I have to say that when comparing the above OS approach to SOA to the typical vendor approach to  SOA you see big differences: a typical vendor assumes that services are out there in a registry and that a business analyst can create new processes and new value by drag-and-dropping various services into an IDE storing references to firm-wide services. This vision does not have much in common with the real world for two important reasons: 1) there are interactions costs associated with consuming each service, interaction costs which are not expressed in a service IDE and 2) in order to manipulate services at a firm-wide scope you need to master knowledge at the same scope. Possessing knowledge at this scope is nearly impossible, I personally have seen rather the reverse: business analysts getting so specialized that their scope becomes more and more focused. As far as I see it in order to achieve the SOA-nirvana championed by your typical IT vendor you need significant disruptions in your work-force.
And this brings me to the MWD article which echoes some thoughts that I wrote a while back when I was saying that interactions between IT services will be driven by the interations between the BUs implementing these services. SOA is not about empowering some business analyst to draw some funny diagrams on a board and re-engineer information flows at the firm level, but rather about how you create relationships and interactions, how you create incentives for adhering to rule and penalties for straying away from them, how you delegate managing an interaction to the parties involved in it, how you identify and consolidate common tasks into shared services and how you allocate tasks which are particular to a small set of parties, how you deal with who loses in these shifts, etc…

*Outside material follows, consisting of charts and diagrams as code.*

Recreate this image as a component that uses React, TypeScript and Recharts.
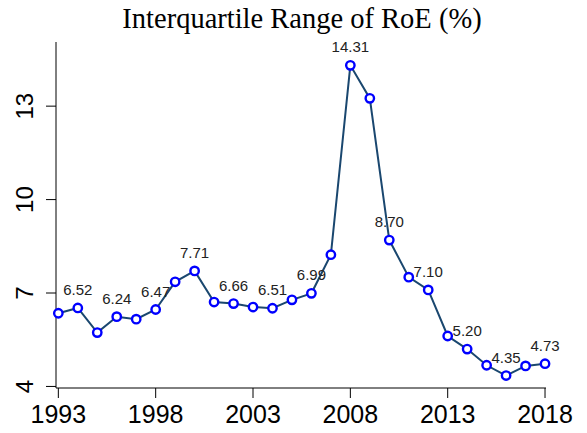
import React from "react";
import { LineChart, Line, XAxis, YAxis } from "recharts";

const years = [
  1993, 1994, 1995, 1996, 1997, 1998, 1999, 2000, 2001, 2002, 2003, 2004, 2005,
  2006, 2007, 2008, 2009, 2010, 2011, 2012, 2013, 2014, 2015, 2016, 2017, 2018,
];
const iqr = [
  6.35, 6.52, 5.73, 6.24, 6.16, 6.47, 7.36, 7.71, 6.71, 6.66, 6.55, 6.51, 6.78,
  6.99, 8.23, 14.31, 13.25, 8.7, 7.51, 7.1, 5.62, 5.2, 4.68, 4.35, 4.66, 4.73,
];
const labeledYears = [
  1994, 1996, 1998, 2000, 2002, 2004, 2006, 2008, 2010, 2012, 2014, 2016, 2018,
];
const xTicks = [1993, 1998, 2003, 2008, 2013, 2018];
const yTicks = [4, 7, 10, 13];

const data = years.map((year, i) => ({ year, iqr: iqr[i] }));

const sans = "Arial, 'Liberation Sans', Helvetica, sans-serif";

const YTick = (props: any) => {
  const { x, y, payload } = props;
  const tx = x - 11;
  return (
    <text
      x={tx}
      y={y}
      transform={`rotate(-90, ${tx}, ${y})`}
      textAnchor="middle"
      fontSize={24}
      fontFamily={sans}
      fill="#000"
    >
      {payload.value}
    </text>
  );
};

const XTick = (props: any) => {
  const { x, y, payload } = props;
  return (
    <text
      x={x}
      y={y + 23}
      textAnchor="middle"
      fontSize={25}
      fontFamily={sans}
      fill="#000"
    >
      {payload.value}
    </text>
  );
};

// value labels only on every second year
const PointLabel = (props: any) => {
  const { x, y, index, value } = props;
  if (!labeledYears.includes(years[index])) return null;
  return (
    <text
      x={x}
      y={y - 13}
      textAnchor="middle"
      fontSize={15}
      fontFamily={sans}
      fill="#222"
    >
      {Number(value).toFixed(2)}
    </text>
  );
};

export default function App() {
  return (
    <div
      style={{
        position: "absolute",
        left: 0,
        top: 0,
        width: 587,
        height: 433,
        background: "#fff",
      }}
    >
      <svg
        width={587}
        height={40}
        style={{ position: "absolute", left: 0, top: 0 }}
      >
        <text
          x={302}
          y={28}
          textAnchor="middle"
          fontSize={28.5}
          fontFamily="'Times New Roman', 'Liberation Serif', serif"
          fill="#000"
        >
          Interquartile Range of RoE (%)
        </text>
      </svg>
      <LineChart
        width={587}
        height={433}
        data={data}
        margin={{ top: 42, right: 41, left: 0, bottom: 0 }}
      >
        <XAxis
          dataKey="year"
          type="number"
          domain={[1992.88, 2018.05]}
          ticks={xTicks}
          height={45}
          tickSize={10}
          tickMargin={2}
          axisLine={{ stroke: "#000", strokeWidth: 1 }}
          tickLine={{ stroke: "#000", strokeWidth: 1 }}
          tick={<XTick />}
          interval={0}
        />
        <YAxis
          type="number"
          domain={[3.95, 15.06]}
          ticks={yTicks}
          width={56}
          tickSize={10}
          tickMargin={2}
          axisLine={{ stroke: "#000", strokeWidth: 1 }}
          tickLine={{ stroke: "#000", strokeWidth: 1 }}
          tick={<YTick />}
          interval={0}
          allowDataOverflow
        />
        <Line
          type="linear"
          dataKey="iqr"
          stroke="#1a476f"
          strokeWidth={2}
          dot={{ r: 4.2, stroke: "#0000ff", strokeWidth: 2.4, fill: "#fff" }}
          activeDot={false}
          label={<PointLabel />}
          isAnimationActive={false}
        />
      </LineChart>
    </div>
  );
}
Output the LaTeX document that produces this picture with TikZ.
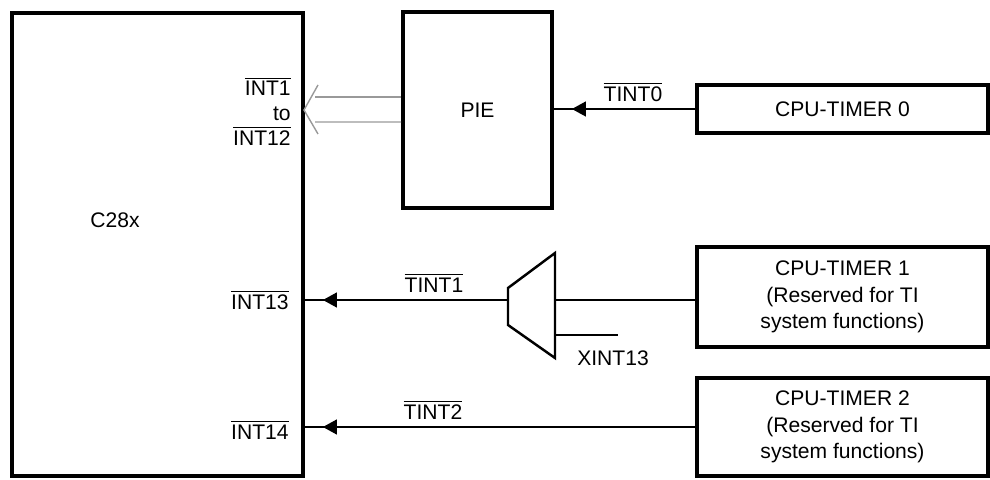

As you can see, all these concerns don’t have much to do with IT, being first and foremost management concerns. The only thing that IT can do is help these management issue get resolved, but not resolve them. IT brings some capabilities which can be used: service registries (which consolidate the view of and access to IT assets), ESBs (which allow for controlling data flows), policy standards (which allow the automation of defining and enforcing policies), etc… These capabilities should not be mistaken for their usage or their ends.
Ultimately, all the IT issues on SOA will be pushed to the back and management will take over. Ideally this field will become so specialized and its audience so narrow that we will get rid of another tiresome buzzword…

Later Edit: As you can guess this post has been written in about half a dozen different sessions, each sessions adding a few more lines to what was written before. I don’t have much time to write anymore (and I guess it shows), but I felt compelled to comment on those 2 articles because I thought they stand out from the rest of articles written on SOA.